The Florida Commission on Hurricane Loss Projection Methodology has approved catastrophe modeling firm Risk Management Solutions' new hurricane model.

The distinction clears the way for insurers to use the model, RMS U.S. Hurricane Model version 11.0, in rate filings with the Florida Office of Insurance Regulation.

Actuarial consultant Martin Simons, who is a member of a team that investigates models for the commission, says the new RMS model is "adequately justified."

"We truly grilled them [RMS]," says Simons from Tallahassee, Fla.

The commission gave the model its stamp of approval June 2, a day into the official start of the Atlantic hurricane season. Simons is on a team of professionals—which includes a meteorologist, a structural engineer, a computer scientist and a statistician—that visited RMS in late March to review the model and then brought the findings back to the commission.

"Everything stood up," Simons adds. "They appropriately reviewed all scientific literature. It was an intense session of questioning."

The model "does do a better job" of assessing hurricane risk, Simons says.

Version 11.0 shifts risk around. For example, risk increases in Central Florida compared to prior models and decreases in some coastal areas, such as Miami-Dade. RMS says new data revealed more about how hurricanes behave, especially after making landfall.
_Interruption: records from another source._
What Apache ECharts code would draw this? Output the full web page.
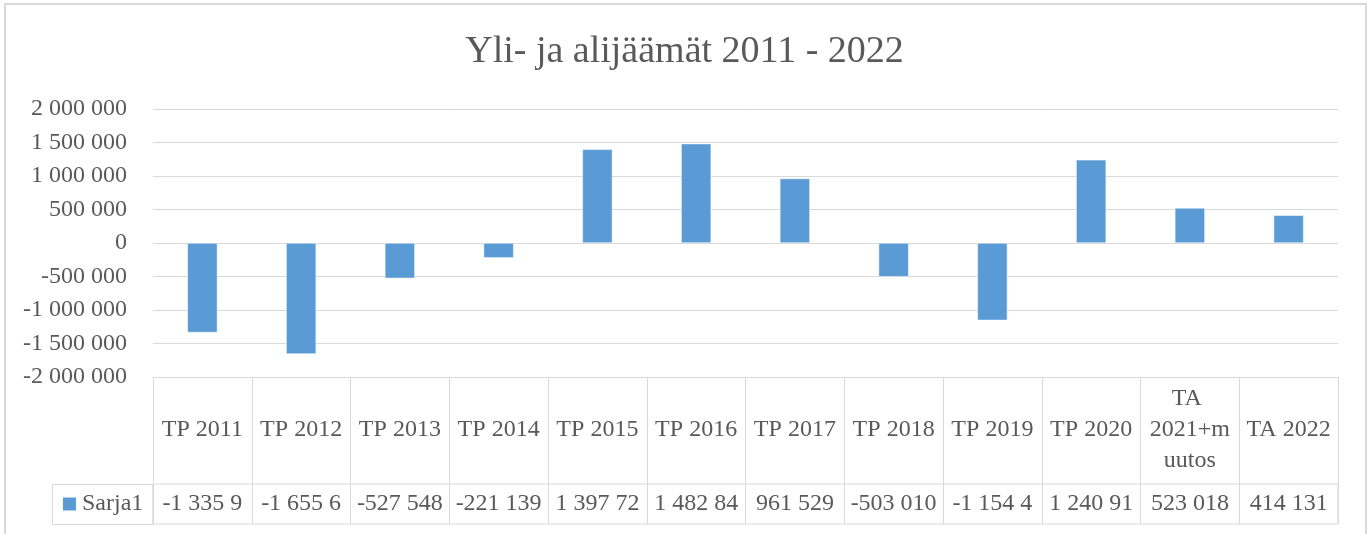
<!DOCTYPE html>
<html>
<head>
<meta charset="utf-8">
<title>Yli- ja alijäämät 2011 - 2022</title>
<script src="https://cdn.jsdelivr.net/npm/echarts@6/dist/echarts.min.js"></script>
<style>
  html, body { margin: 0; padding: 0; background: #fff; }
  #main { width: 1369px; height: 534px; }
</style>
</head>
<body>
<div id="main"></div>
<script>
// luokat ja arvot (Sarja1)
var categories = ["TP 2011", "TP 2012", "TP 2013", "TP 2014", "TP 2015", "TP 2016",
  "TP 2017", "TP 2018", "TP 2019", "TP 2020", "TA 2021+muutos", "TA 2022"];
var sarja1 = [-1335900, -1655600, -527548, -221139, 1397720, 1482840,
  961529, -503010, -1154400, 1240910, 523018, 414131];
var seriesName = "Sarja1";
var yMin = -2000000, yMax = 2000000, yStep = 500000;

var txt = "#595959";
var line = "#d9d9d9";
var font = "Liberation Serif";

// 1 234 567 muotoilu
function fmt(v) {
  var s = String(Math.abs(v)).replace(/\B(?=(\d{3})+(?!\d))/g, " ");
  return v < 0 ? "-" + s : s;
}

var chart = echarts.init(document.getElementById("main"));

var option = {
  backgroundColor: "#fff",
  animation: false,
  title: {
    text: "Yli- ja alijäämät 2011 - 2022",
    left: "center",
    top: 33,
    padding: 0,
    textStyle: { color: txt, fontSize: 38, fontWeight: "normal", fontFamily: font }
  },
  legend: {
    data: [seriesName],
    left: 61,
    top: 492,
    padding: 0,
    itemWidth: 15,
    itemHeight: 15,
    itemGap: 6,
    icon: "rect",
    textStyle: { color: txt, fontSize: 24, fontFamily: font }
  },
  grid: [
    { left: 153, right: 31, top: 109, height: 268 },
    { left: 153, right: 31, top: 484, height: 40, show: true, borderColor: line, borderWidth: 1 }
  ],
  xAxis: [
    {
      type: "category",
      gridIndex: 0,
      data: categories,
      position: "bottom",
      axisLine: { show: true, onZero: false, lineStyle: { color: line } },
      axisTick: { show: true, interval: 0, length: 147, lineStyle: { color: line } },
      axisLabel: {
        interval: 0,
        margin: 53,
        verticalAlign: "middle",
        color: txt,
        fontSize: 24,
        fontFamily: font,
        width: 88,
        overflow: "break",
        lineHeight: 31
      }
    },
    {
      type: "category",
      gridIndex: 1,
      data: categories,
      position: "bottom",
      axisLine: { show: false },
      axisTick: { show: false },
      axisLabel: {
        interval: 0,
        inside: true,
        margin: 20,
        verticalAlign: "middle",
        color: txt,
        fontSize: 24,
        fontFamily: font,
        width: 88,
        overflow: "truncate",
        ellipsis: "",
        formatter: function (v, i) { return fmt(sarja1[i]); }
      }
    }
  ],
  yAxis: [
    {
      type: "value",
      gridIndex: 0,
      min: yMin,
      max: yMax,
      interval: yStep,
      axisLine: { show: false },
      axisTick: { show: false },
      splitLine: { lineStyle: { color: line, width: 1 } },
      axisLabel: {
        margin: 26,
        color: txt,
        fontSize: 24,
        fontFamily: font,
        formatter: fmt
      }
    },
    {
      type: "value",
      gridIndex: 1,
      show: false
    }
  ],
  graphic: [
    {
      type: "rect",
      silent: true,
      shape: { x: 5, y: 4, width: 1361, height: 600 },
      style: { fill: null, stroke: line, lineWidth: 2 }
    },
    {
      type: "rect",
      silent: true,
      shape: { x: 52.5, y: 484.5, width: 100.5, height: 40 },
      style: { fill: null, stroke: line, lineWidth: 1 }
    }
  ],
  series: [
    {
      name: seriesName,
      type: "bar",
      xAxisIndex: 0,
      yAxisIndex: 0,
      data: sarja1,
      barWidth: 30,
      itemStyle: { color: "#5b9bd5", borderColor: "#ffffff", borderWidth: 0.5 }
    }
  ]
};

chart.setOption(option);
</script>
</body>
</html>
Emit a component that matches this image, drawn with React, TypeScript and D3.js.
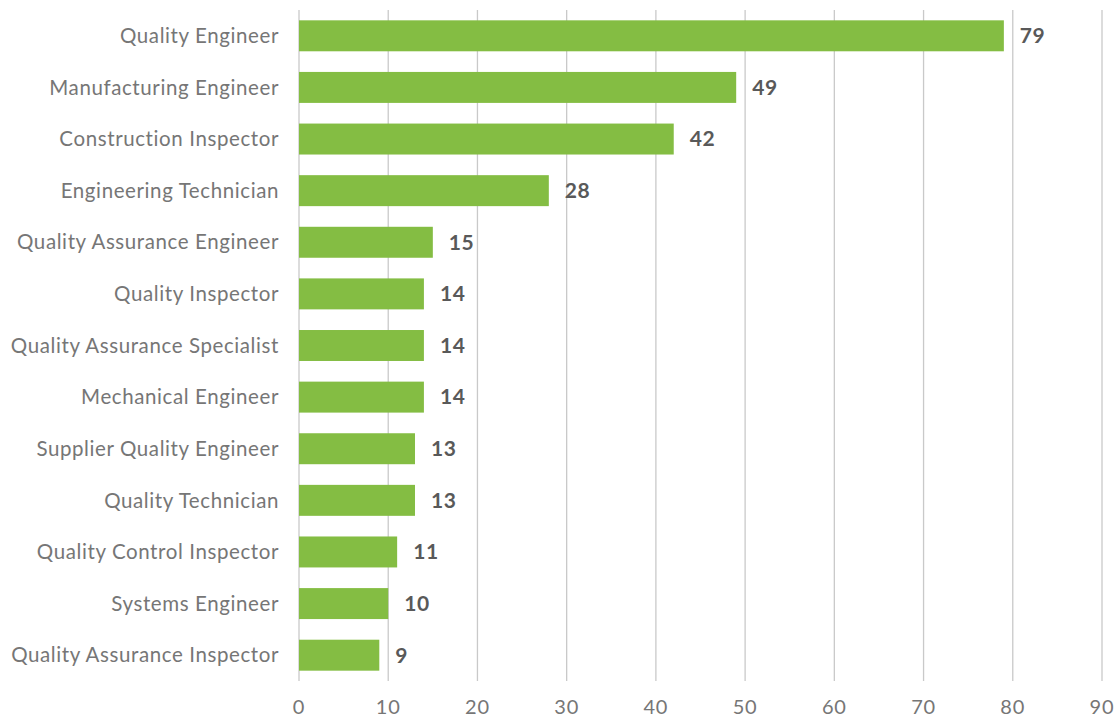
import React from "react";
import * as d3 from "d3";

const categories = [
  "Quality Engineer",
  "Manufacturing Engineer",
  "Construction Inspector",
  "Engineering Technician",
  "Quality Assurance Engineer",
  "Quality Inspector",
  "Quality Assurance Specialist",
  "Mechanical Engineer",
  "Supplier Quality Engineer",
  "Quality Technician",
  "Quality Control Inspector",
  "Systems Engineer",
  "Quality Assurance Inspector",
];
const values = [79, 49, 42, 28, 15, 14, 14, 14, 13, 13, 11, 10, 9];
const xTicks = [0, 10, 20, 30, 40, 50, 60, 70, 80, 90];

const W = 1118;
const H = 717;
const FONT = "Lato, 'DejaVu Sans', sans-serif";

export default function App() {
  const x = d3.scaleLinear().domain([0, 90]).range([299, 1102]);
  const y = d3
    .scaleBand<string>()
    .domain(categories)
    .range([10, 681])
    .paddingInner(0.4)
    .paddingOuter(0.2);
  return (
    <svg
      width={W}
      height={H}
      style={{ position: "absolute", left: 0, top: 0, background: "#fff" }}
    >
      {xTicks.map((t) => (
        <g key={t}>
          <line
            x1={x(t)}
            x2={x(t)}
            y1={10}
            y2={681}
            stroke="#c9c9c9"
            strokeWidth={1.3}
          />
          <text
            x={x(t)}
            y={714}
            textAnchor="middle"
            fontFamily={FONT}
            fontSize={20}
            letterSpacing={0.8}
            fill="#767676"
          >
            {t}
          </text>
        </g>
      ))}
      {categories.map((c, i) => {
        const yy = y(c)!;
        const bh = y.bandwidth();
        return (
          <g key={c}>
            <rect
              x={x(0)}
              y={yy}
              width={x(values[i]) - x(0)}
              height={bh}
              fill="#84bd43"
            />
            <text
              x={279}
              y={yy + bh / 2}
              dy="0.35em"
              textAnchor="end"
              fontFamily={FONT}
              fontSize={20.5}
              letterSpacing={0.6}
              fill="#767676"
            >
              {c}
            </text>
            <text
              x={x(values[i]) + 16}
              y={yy + bh / 2}
              dy="0.35em"
              textAnchor="start"
              fontFamily={FONT}
              fontSize={21}
              fontWeight="bold"
              letterSpacing={0.6}
              fill="#595959"
            >
              {values[i]}
            </text>
          </g>
        );
      })}
    </svg>
  );
}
Plus, the modeler incorporated mitigation efforts and code enforcement in states.

Even with the changes, "coastal locations are still much more subject to hurricane risk than inland locations," says RMS in a statement. "Overall, the loss to the state as a whole increases by 6.5 percent under the new model."

Many states rely on the Florida commission to put its approval stamp on the validity of a model.